**WHAT THIS TASK INVOLVES**: Starting from the top of the material, restate each line exactly until the line that contains "W, H = 1200, 625", which is also copied. Pictures are excluded.
+ + + + + + +
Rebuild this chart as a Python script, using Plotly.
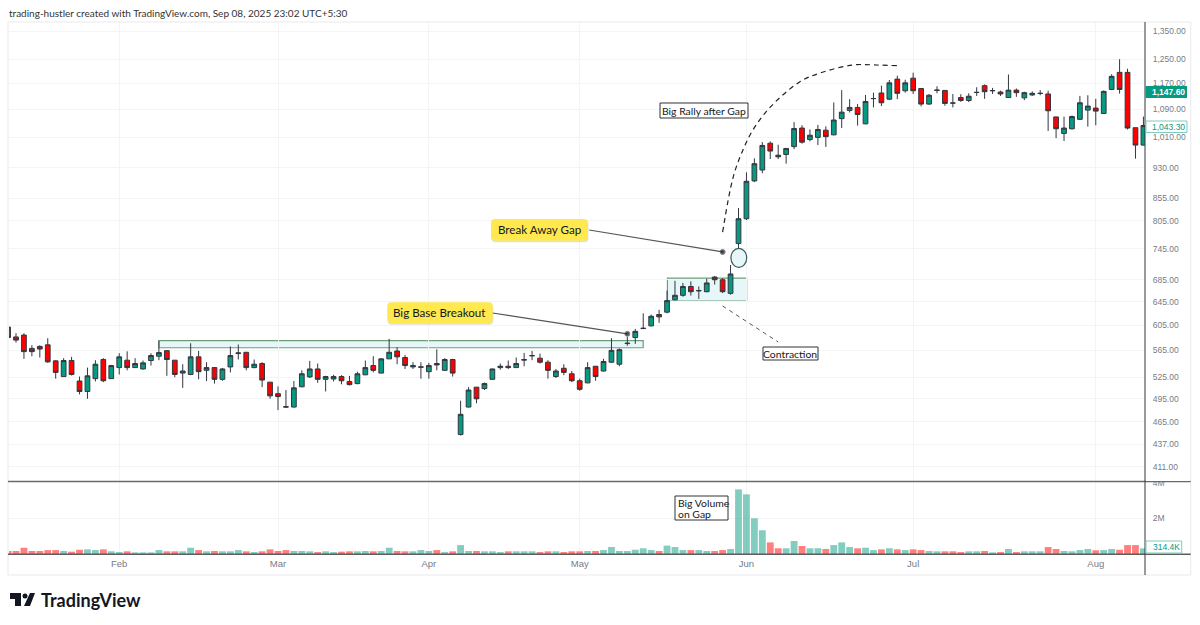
import plotly.graph_objects as go
from plotly.subplots import make_subplots

W, H = 1200, 625

opens = [602, 586, 589, 568, 571, 573.5, 549, 526, 549.5, 519.6,
         505, 523, 551, 523, 539, 550, 539, 537, 549.5, 556,
         564.5, 550, 531, 529, 555, 535, 539, 522, 540, 560,
         562, 539, 545, 518, 502, 484.5, 484, 511.5, 525.5, 537,
         522, 522.5, 526, 519, 516, 528.5, 542, 531, 552, 564,
         554, 540, 539.5, 533, 545, 535, 551, 449, 484, 511,
         509, 522, 539, 541, 539, 550, 556.5, 553, 547, 526,
         538, 530, 520, 517, 541, 534, 547, 544, 575.5, 585,
         599.5, 604, 623, 627, 648.5, 656.5, 672.5, 664.5, 663, 690,
         685, 660, 756, 809, 897, 924, 994, 962, 964, 985,
         1036, 1004, 1010, 1030, 1017, 1063, 1087, 1096, 1048, 1122.5,
         1140, 1121, 1184, 1147, 1187, 1154, 1106, 1148, 1148, 1109.5,
         1126, 1117, 1141.5, 1163, 1147, 1143, 1126, 1149, 1125, 1134,
         1138.5, 1137, 1068, 1021, 1034, 1061, 1088, 1094, 1078, 1151,
         1206, 1206, 1037, 989]
highs = [604, 592, 592, 573, 573, 584, 550, 553, 555, 526,
         539, 550, 553, 543, 560.5, 563.5, 553, 549.5, 560.5, 580,
         565, 550, 544, 576, 564, 547, 539, 538.5, 571, 574,
         562, 551, 547, 518, 512, 507, 519.6, 535, 549, 545,
         527, 528.5, 528, 527, 533, 549.5, 556, 553, 583, 570,
         558, 547, 547, 546, 566.5, 553, 552, 492.5, 511, 511,
         517.5, 537.5, 545, 549.5, 554, 561, 564, 560, 550, 537,
         544, 534, 523, 547, 541, 552, 584, 568, 586, 599,
         625, 623, 631, 665, 683, 679, 682, 672.5, 687, 692,
         688, 713, 833, 918, 954, 997, 999, 990, 980, 1053,
         1044, 1032, 1045, 1041, 1111, 1149, 1121, 1106, 1134, 1141,
         1163, 1181, 1195, 1182, 1205, 1154, 1137, 1161, 1149, 1137,
         1136, 1139, 1158, 1167, 1156, 1147, 1199, 1154, 1144, 1145,
         1149, 1147, 1068, 1069, 1072, 1131, 1133, 1122, 1148, 1200,
         1250, 1218, 1037, 1069]
lows = [585, 577, 552, 556, 554, 546, 523, 526, 527.5, 501,
        495, 519, 518, 522.5, 529, 535, 539, 536, 542, 550,
        527, 525, 510, 528, 522, 519.5, 516, 520, 532, 551,
        535, 538, 511, 495, 480, 483, 483.5, 511, 524, 517,
        505, 519, 515, 513.5, 515, 528, 532, 531, 552, 544,
        537, 537, 523, 523, 535, 534.5, 526, 448, 483.5, 489,
        507, 521.5, 536, 537, 539, 541, 550, 545, 523, 524,
        528, 518, 506, 516.5, 520, 533.5, 546, 541, 572, 575,
        599, 603, 609, 625, 647.5, 654, 656, 650, 662, 676,
        660.5, 657.7, 747, 806, 894, 916, 952, 952, 940, 978,
        993, 999, 989, 984, 1016, 1036, 1081, 1043, 1047, 1096,
        1100, 1118, 1121, 1141, 1137, 1099, 1104, 1139, 1101, 1096,
        1113, 1112, 1131, 1122, 1137, 1131, 1125, 1128, 1118, 1131,
        1133, 1028, 1008, 1000, 1032, 1059, 1040, 1044, 1077, 1149,
        1138, 1032, 953, 988]
closes = [585, 581, 563, 563, 567, 547.5, 532, 549.5, 529, 505,
          527, 544, 520, 542, 555, 539, 545, 546, 557, 561.5,
          551, 529, 534, 555, 533, 539, 522, 537, 557, 561,
          539, 544, 521, 499, 498, 484, 510, 530, 537, 522,
          526, 526, 520, 514.5, 530, 539, 535, 552, 562, 555,
          542, 542, 540, 542, 543, 551, 531, 474.5, 507, 495,
          516, 537, 541, 539, 545, 551, 557, 547, 535, 534,
          532, 520, 508, 539, 526, 548, 565, 566, 576, 595,
          600, 620, 619, 647, 656.5, 672.5, 663, 665, 679, 685,
          663, 695.8, 809, 896, 940, 988, 973, 958, 980, 1034.5,
          997, 1016, 1032, 1012, 1059, 1082, 1096, 1075, 1114, 1123,
          1110, 1172, 1139, 1172, 1147, 1106, 1133, 1149, 1108, 1109,
          1117, 1130, 1142, 1144, 1147.5, 1137, 1149, 1141, 1141, 1139,
          1139, 1086, 1034, 1036, 1069, 1110, 1100, 1085, 1145, 1193,
          1151, 1036, 989, 1043.3]
volumes = [.17, .17, .35, .17, .17, .22, .22, .17, .13, .24,
           .26, .22, .26, .15, .11, .15, .09, .09, .09, .22,
           .15, .15, .15, .35, .22, .15, .17, .15, .15, .22,
           .15, .11, .15, .26, .17, .22, .17, .17, .15, .11,
           .15, .11, .13, .15, .15, .17, .15, .17, .35, .17,
           .15, .15, .22, .17, .22, .11, .15, .50, .17, .17,
           .15, .15, .11, .15, .15, .15, .15, .11, .15, .15,
           .11, .15, .15, .17, .17, .22, .39, .17, .17, .24,
           .32, .22, .17, .47, .39, .22, .22, .22, .17, .17,
           .22, .28, 3.62, 3.34, 2.0, 1.33, .65, .32, .32, .73,
           .45, .32, .32, .28, .50, .65, .39, .32, .35, .22,
           .26, .32, .26, .22, .26, .22, .17, .15, .15, .15,
           .11, .15, .15, .17, .09, .11, .28, .11, .15, .15,
           .15, .39, .28, .17, .15, .22, .28, .205, .22, .28,
           .24, .50, .50, .3144]

month_bars = [14, 34, 53, 72, 93, 114, 137]
month_labels = ["Feb", "Mar", "Apr", "May", "Jun", "Jul", "Aug"]
price_ticks = [1350, 1250, 1170, 1090, 1010, 930, 855, 805, 745, 685, 645, 605, 565, 525, 495, 465, 437, 411]

# hand drawn bits on the chart: bar number and price
rally_bars = [90, 91.3, 92.4, 93.8, 96, 99.7, 102.3, 106.4, 109.4, 112]
rally_prices = [780, 904, 968, 1030, 1097, 1175, 1204, 1230.5, 1230.5, 1228]
gap_line_bars = [73.2, 90]
gap_line_prices = [784.5, 739]
base_line_bars = [61, 78]
base_line_prices = [625.6, 591]
contraction_bars = [90, 97]
contraction_prices = [637.6, 578]

GREEN = "#089981"
RED = "#ff0000"
WICK = "#33363f"
TEXT = "#787b86"
FONT = "Lato"
AXIS_FONT = "Liberation Sans"
bars = list(range(len(closes)))
vol_colors = ["rgba(8,153,129,0.5)" if c >= o else "rgba(255,0,0,0.5)" for o, c in zip(opens, closes)]


def px(x):
    return x / W


def py(y):
    return 1 - y / H


fig = make_subplots(rows=2, cols=1, shared_xaxes=True)

fig.add_trace(
    go.Candlestick(
        x=bars,
        open=opens,
        high=highs,
        low=lows,
        close=closes,
        increasing=dict(fillcolor=GREEN, line=dict(color=WICK, width=1)),
        decreasing=dict(fillcolor=RED, line=dict(color=WICK, width=1)),
        whiskerwidth=0,
    ),
    row=1,
    col=1,
)
fig.add_trace(go.Bar(x=bars, y=volumes, marker=dict(color=vol_colors, line=dict(width=0)), width=0.86), row=2, col=1)

fig.add_trace(
    go.Scatter(
        x=rally_bars,
        y=rally_prices,
        mode="lines",
        line=dict(color="#222222", width=1.2, dash="5px,4px", shape="spline"),
    ),
    row=1,
    col=1,
)
fig.add_trace(
    go.Scatter(
        x=contraction_bars,
        y=contraction_prices,
        mode="lines",
        line=dict(color="#555555", width=1, dash="4px,4px"),
    ),
    row=1,
    col=1,
)
for lx, ly in [(gap_line_bars, gap_line_prices), (base_line_bars, base_line_prices)]:
    fig.add_trace(
        go.Scatter(
            x=lx,
            y=ly,
            mode="lines+markers",
            line=dict(color="#555555", width=1.2),
            marker=dict(size=[0, 5], color="#111111"),
        ),
        row=1,
        col=1,
    )

# base and contraction zones, gap circle
zone = dict(type="rect", layer="below", fillcolor="#e6f6f9", line=dict(color="#6f9f7a", width=1.2))
fig.add_shape(x0=19, x1=80, y0=569, y1=580, xref="x", yref="y", **zone)
fig.add_shape(x0=83.05, x1=93.03, y0=646, y1=688, xref="x", yref="y", **zone)
fig.add_shape(
    type="circle",
    x0=91.05,
    x1=93.03,
    y0=708.6,
    y1=746,
    xref="x",
    yref="y",
    fillcolor="#e6f6f9",
    line=dict(color="#3a5a5a", width=1.2),
)


def paper_rect(x0, y0, x1, y1, **kw):
    fig.add_shape(type="rect", xref="paper", yref="paper", x0=px(x0), x1=px(x1), y0=py(y1), y1=py(y0), **kw)


def paper_line(x0, y0, x1, y1, color, width=1):
    fig.add_shape(
        type="line", xref="paper", yref="paper", x0=px(x0), x1=px(x1), y0=py(y0), y1=py(y1),
        line=dict(color=color, width=width),
    )


def rounded(x0, y0, x1, y1, r, **kw):
    a, b, c, d = px(x0), px(x1), py(y0), py(y1)
    rx, ry = r / W, r / H
    path = (
        f"M {a + rx} {c} L {b - rx} {c} Q {b} {c} {b} {c - ry} L {b} {d + ry} Q {b} {d} {b - rx} {d} "
        f"L {a + rx} {d} Q {a} {d} {a} {d + ry} L {a} {c - ry} Q {a} {c} {a + rx} {c} Z"
    )
    fig.add_shape(type="path", path=path, xref="paper", yref="paper", line=dict(width=0), **kw)


def label(x, y, text, size=11, color="#131722", anchor="center", weight=None, family=FONT):
    fig.add_annotation(
        x=px(x), y=py(y), xref="paper", yref="paper", text=text, showarrow=False,
        xanchor=anchor, yanchor="middle", align="left",
        font=dict(family=family, size=size, color=color, weight=weight),
    )


def boxed(x0, y0, x1, y1, text):
    paper_rect(x0, y0, x1, y1, fillcolor="white", line=dict(color="#333333", width=1))
    if text:
        label((x0 + x1) / 2, (y0 + y1) / 2 + 0.5, text, size=10.4)


def sticky(x0, y0, x1, y1, text):
    rounded(x0 + 0.5, y0 + 1.5, x1 + 0.5, y1 + 1.5, 4, fillcolor="rgba(0,0,0,0.12)")
    rounded(x0, y0, x1, y1, 4, fillcolor="#ffe94f")
    label((x0 + x1) / 2, (y0 + y1) / 2, text, size=11.6)


# frame and pane separators
paper_rect(8, 22, 1190.7, 575, line=dict(color="#e9e9ec", width=1), fillcolor="rgba(0,0,0,0)")
paper_line(8, 481.5, 1190.7, 481.5, "#6a6a6a", 1.5)
paper_line(8, 554.3, 1190.7, 554.3, "#5d5d5d", 1.5)
paper_line(1145, 22, 1145, 575, "#33363f", 1)
paper_rect(1146, 470, 1190, 481, fillcolor="white", line=dict(width=0))

boxed(660, 103, 748, 118, "Big Rally after Gap")
boxed(763, 347, 818, 360, "Contraction")
boxed(675, 496, 728, 520, "")
label(675.5, 503, "Big Volume", size=10.4, anchor="left")
label(675.5, 513.5, "on Gap", size=10.4, anchor="left")
sticky(491, 219, 588, 240.7, "Break Away Gap")
sticky(387.3, 302.3, 492.7, 323.3, "Big Base Breakout")

# last price tags
paper_rect(1145.5, 86, 1187, 98, fillcolor=GREEN, line=dict(width=0))
label(1168, 92, "1,147.60", size=8.5, color="white", weight=700, family=AXIS_FONT)
paper_rect(1146, 121, 1187, 132.5, fillcolor="white", line=dict(color="#7fcbbd", width=1))
label(1168, 127, "1,043.30", size=8.5, color=GREEN, family=AXIS_FONT)
paper_rect(1146, 541, 1181.7, 553, fillcolor="white", line=dict(color="#7fcbbd", width=1))
label(1166, 547, "314.4K", size=8.5, color=GREEN, family=AXIS_FONT)

label(7, 13, "trading-hustler created with TradingView.com, Sep 08, 2025 23:02 UTC+5:30", size=10, color="#333333", anchor="left")
label(38.5, 600, "TradingView", size=18, color="#131722", anchor="left", weight=700)


# logo
def logo_path(points):
    return "M " + " L ".join(f"{px(x)} {py(y)}" for x, y in points) + " Z"


for pts in [
    [(10, 593), (21, 593), (21, 606), (15, 606), (15, 599), (10, 599)],
    [(30, 593), (35, 593), (30, 606), (24, 606)],
]:
    fig.add_shape(type="path", path=logo_path(pts), xref="paper", yref="paper", fillcolor="#131722", line=dict(width=0))
fig.add_shape(
    type="circle", xref="paper", yref="paper", x0=px(22.5), x1=px(27.5), y0=py(598.5), y1=py(593.5),
    fillcolor="#131722", line=dict(width=0),
)

fig.update_layout(
    width=W,
    height=H,
    margin=dict(l=0, r=0, t=0, b=0, autoexpand=False),
    paper_bgcolor="white",
    plot_bgcolor="white",
    showlegend=False,
    boxgap=0.15,
    font=dict(family=AXIS_FONT, size=8.5, color=TEXT),
    xaxis=dict(
        domain=[px(9), px(1145)],
        range=[0.118, 143.2],
        rangeslider=dict(visible=False),
        showgrid=True,
        gridcolor="#f3f4f6",
        tickvals=month_bars,
        showticklabels=False,
        zeroline=False,
    ),
    xaxis2=dict(
        domain=[px(9), px(1145)],
        range=[0.118, 143.2],
        showgrid=True,
        gridcolor="#f3f4f6",
        tickvals=month_bars,
        ticktext=month_labels,
        tickfont=dict(size=9.5),
        zeroline=False,
        ticks="outside",
        ticklen=1,
        tickcolor="rgba(0,0,0,0)",
    ),
    yaxis=dict(
        type="log",
        domain=[py(481), py(22)],
        range=[2.59724, 3.14101],
        side="right",
        tickvals=price_ticks,
        ticktext=[f"{v:,.2f}" for v in price_ticks],
        showgrid=True,
        gridcolor="#f3f4f6",
        zeroline=False,
        ticks="outside",
        ticklen=5,
        tickcolor="rgba(0,0,0,0)",
    ),
    yaxis2=dict(
        domain=[py(554), py(482)],
        range=[0, 4.034],
        side="right",
        tickvals=[2, 4],
        ticktext=["2M", "4M"],
        showgrid=True,
        gridcolor="#f3f4f6",
        zeroline=False,
        ticks="outside",
        ticklen=5,
        tickcolor="rgba(0,0,0,0)",
    ),
)

fig.write_html("out.html", config=dict(displayModeBar=False), post_script="document.body.style.margin='0';")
+ + + + + + +
**RESPONSE TO THE TASK**:
Rebuild this chart as a Python script, using Plotly.
import plotly.graph_objects as go
from plotly.subplots import make_subplots

W, H = 1200, 625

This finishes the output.